* begin RAW DATA *

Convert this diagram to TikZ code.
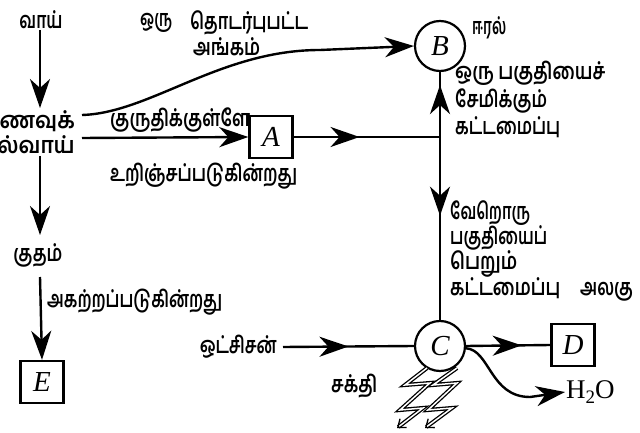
\documentclass[tikz,border=0pt]{standalone}
\usepackage{fontspec}
\usepackage{graphicx}
\setmainfont{Liberation Serif}
\newfontfamily\tamil[Script=Tamil]{Hind Madurai}
\newcommand\tw[2]{\resizebox{#1pt}{\height}{#2}}
\usetikzlibrary{arrows.meta,decorations.markings}
\begin{document}
\begin{tikzpicture}[x=1pt,y=-1pt,
  ln/.style={line width=2.4pt},
  tip/.tip={Stealth[length=29pt,width=20pt,inset=9pt]},
  arr/.style={ln,-tip},
  midarr/.style={ln,postaction={decorate},decoration={markings,mark=at position #1 with {\arrow{tip}}}},
  tx/.style={font=\tamil\bfseries\fontsize{23}{26.5}\selectfont, inner sep=0pt},
  letter/.style={font=\fontsize{29}{29}\selectfont\itshape},
  boxn/.style={draw, line width=2.4pt, minimum width=43pt, minimum height=42pt, inner sep=0pt, letter},
  circ/.style={draw, circle, line width=2.2pt, minimum size=50pt, inner sep=0pt, letter},
  bolt/.style={double, line width=1.3pt, double distance=1.5pt, -{Straight Barb[length=7pt,width=11pt]}}
]
\useasboundingbox (0,0) rectangle (640,433);
% left column
\node[tx] (mouth) at (41,20) {\tw{43}{வாய்}};
\node[tx, align=right, anchor=east, font=\tamil\bfseries\fontsize{23}{25}\selectfont] (gut) at (75,132) {\tw{94}{உணவுக்}\\\tw{108}{கால்வாய்}};
\node[tx] (anus) at (38,255) {\tw{49}{குதம்}};
\node[boxn] (E) at (42,382) {E};
\node[tx, anchor=west] (elim) at (47,302) {\tw{175}{அகற்றப்படுகின்றது}};
\coordinate (g1) at (40,108);
\coordinate (g2) at (40,156);
\coordinate (g3) at (40,235);
\coordinate (g4) at (40,277);
\draw[arr] (40,30) -- (g1);
\draw[arr] (g2) -- (g3);
\draw[arr] (g4) -- (E.north);
% top texts
\node[tx, anchor=west] (t1) at (140,23) {\tw{32}{ஒரு}};
\node[tx, anchor=west] (t2) at (190,23) {\tw{118}{தொடர்புபட்ட}};
\node[tx, anchor=west] (t3) at (193,47) {\tw{67}{அங்கம்}};
\node[tx, anchor=west] (t4) at (110,120) {\tw{140}{குருதிக்குள்ளே}};
\node[tx, anchor=west] (t5) at (110,176) {\tw{187}{உறிஞ்சப்படுகின்றது}};
% A, B, C, D
\node[boxn] (A) at (271,137) {A};
\node[circ] (B) at (440,46) {B};
\node[tx, anchor=west] (liver) at (472,28) {\tw{34}{ஈரல்}};
\node[tx, anchor=north west, align=left, font=\tamil\bfseries\fontsize{23}{27.5}\selectfont] (store) at (455,61) {\tw{150}{ஒரு பகுதியைச்}\\\tw{92}{சேமிக்கும்}\\\tw{105}{கட்டமைப்பு}};
\node[circ] (C) at (440,346) {C};
\node[boxn] (D) at (573,345) {D};
\node[font=\fontsize{27}{27}\selectfont, anchor=west, inner sep=1pt] (water) at (565,392) {H\raisebox{-0.35ex}{\fontsize{19}{19}\selectfont 2}O};
\node[tx, anchor=east] (oxy) at (277,347) {\tw{77}{ஒட்சிசன்}};
\node[tx, anchor=west] (energy) at (331,386) {\tw{46}{சக்தி}};
\node[tx, anchor=north west, align=left, font=\tamil\bfseries\fontsize{23}{25}\selectfont] (unit) at (450,200) {\tw{80}{வேறொரு}\\\tw{97}{பகுதியைப்}\\\tw{67}{பெறும்}\\\tw{110}{கட்டமைப்பு}\hspace{20pt}\tw{53}{அலகு}};
% connectors
\coordinate (c0) at (82,115);
\draw[ln] (c0) .. controls (150,113) and (220,50) .. (320,50);
\draw[arr] (320,50) -- (B.west);
\coordinate (a0) at (82,138);
\draw[arr] (a0) -- (A.west);
\coordinate (J) at (440,137);
\draw[midarr=0.45] (A.east) -- (J);
\draw[midarr=0.8] (J) -- (B.south);
\draw[midarr=0.43] (J) -- (C.north);
\draw[midarr=0.5] ([xshift=6pt]oxy.east) -- (C.west);
\draw[midarr=0.66] (C.east) -- (D.west);
\draw[arr] (C.-5) .. controls (490,350) and (490,397) .. (530,397) -- (water.west);
% energy bolts
\draw[bolt] (427,368) -- (405,385) -- (430,383) -- (400,410) -- (423,408) -- (397,428);
\draw[bolt] (457,368) -- (433,385) -- (457,383) -- (428,410) -- (452,408) -- (425,428);
\end{tikzpicture}
\end{document}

* end RAW DATA *

Write out each line again precisely as it appears, skipping every picture.

Convert this diagram to TikZ code.
\documentclass[tikz,border=0pt]{standalone}
\usepackage{fontspec}
\usepackage{graphicx}
\setmainfont{Liberation Serif}
\newfontfamily\tamil[Script=Tamil]{Hind Madurai}
\newcommand\tw[2]{\resizebox{#1pt}{\height}{#2}}
\usetikzlibrary{arrows.meta,decorations.markings}
\begin{document}
\begin{tikzpicture}[x=1pt,y=-1pt,
  ln/.style={line width=2.4pt},
  tip/.tip={Stealth[length=29pt,width=20pt,inset=9pt]},
  arr/.style={ln,-tip},
  midarr/.style={ln,postaction={decorate},decoration={markings,mark=at position #1 with {\arrow{tip}}}},
  tx/.style={font=\tamil\bfseries\fontsize{23}{26.5}\selectfont, inner sep=0pt},
  letter/.style={font=\fontsize{29}{29}\selectfont\itshape},
  boxn/.style={draw, line width=2.4pt, minimum width=43pt, minimum height=42pt, inner sep=0pt, letter},
  circ/.style={draw, circle, line width=2.2pt, minimum size=50pt, inner sep=0pt, letter},
  bolt/.style={double, line width=1.3pt, double distance=1.5pt, -{Straight Barb[length=7pt,width=11pt]}}
]
\useasboundingbox (0,0) rectangle (640,433);
% left column
\node[tx] (mouth) at (41,20) {\tw{43}{வாய்}};
\node[tx, align=right, anchor=east, font=\tamil\bfseries\fontsize{23}{25}\selectfont] (gut) at (75,132) {\tw{94}{உணவுக்}\\\tw{108}{கால்வாய்}};
\node[tx] (anus) at (38,255) {\tw{49}{குதம்}};
\node[boxn] (E) at (42,382) {E};
\node[tx, anchor=west] (elim) at (47,302) {\tw{175}{அகற்றப்படுகின்றது}};
\coordinate (g1) at (40,108);
\coordinate (g2) at (40,156);
\coordinate (g3) at (40,235);
\coordinate (g4) at (40,277);
\draw[arr] (40,30) -- (g1);
\draw[arr] (g2) -- (g3);
\draw[arr] (g4) -- (E.north);
% top texts
\node[tx, anchor=west] (t1) at (140,23) {\tw{32}{ஒரு}};
\node[tx, anchor=west] (t2) at (190,23) {\tw{118}{தொடர்புபட்ட}};
\node[tx, anchor=west] (t3) at (193,47) {\tw{67}{அங்கம்}};
\node[tx, anchor=west] (t4) at (110,120) {\tw{140}{குருதிக்குள்ளே}};
\node[tx, anchor=west] (t5) at (110,176) {\tw{187}{உறிஞ்சப்படுகின்றது}};
% A, B, C, D
\node[boxn] (A) at (271,137) {A};
\node[circ] (B) at (440,46) {B};
\node[tx, anchor=west] (liver) at (472,28) {\tw{34}{ஈரல்}};
\node[tx, anchor=north west, align=left, font=\tamil\bfseries\fontsize{23}{27.5}\selectfont] (store) at (455,61) {\tw{150}{ஒரு பகுதியைச்}\\\tw{92}{சேமிக்கும்}\\\tw{105}{கட்டமைப்பு}};
\node[circ] (C) at (440,346) {C};
\node[boxn] (D) at (573,345) {D};
\node[font=\fontsize{27}{27}\selectfont, anchor=west, inner sep=1pt] (water) at (565,392) {H\raisebox{-0.35ex}{\fontsize{19}{19}\selectfont 2}O};
\node[tx, anchor=east] (oxy) at (277,347) {\tw{77}{ஒட்சிசன்}};
\node[tx, anchor=west] (energy) at (331,386) {\tw{46}{சக்தி}};
\node[tx, anchor=north west, align=left, font=\tamil\bfseries\fontsize{23}{25}\selectfont] (unit) at (450,200) {\tw{80}{வேறொரு}\\\tw{97}{பகுதியைப்}\\\tw{67}{பெறும்}\\\tw{110}{கட்டமைப்பு}\hspace{20pt}\tw{53}{அலகு}};
% connectors
\coordinate (c0) at (82,115);
\draw[ln] (c0) .. controls (150,113) and (220,50) .. (320,50);
\draw[arr] (320,50) -- (B.west);
\coordinate (a0) at (82,138);
\draw[arr] (a0) -- (A.west);
\coordinate (J) at (440,137);
\draw[midarr=0.45] (A.east) -- (J);
\draw[midarr=0.8] (J) -- (B.south);
\draw[midarr=0.43] (J) -- (C.north);
\draw[midarr=0.5] ([xshift=6pt]oxy.east) -- (C.west);
\draw[midarr=0.66] (C.east) -- (D.west);
\draw[arr] (C.-5) .. controls (490,350) and (490,397) .. (530,397) -- (water.west);
% energy bolts
\draw[bolt] (427,368) -- (405,385) -- (430,383) -- (400,410) -- (423,408) -- (397,428);
\draw[bolt] (457,368) -- (433,385) -- (457,383) -- (428,410) -- (452,408) -- (425,428);
\end{tikzpicture}
\end{document}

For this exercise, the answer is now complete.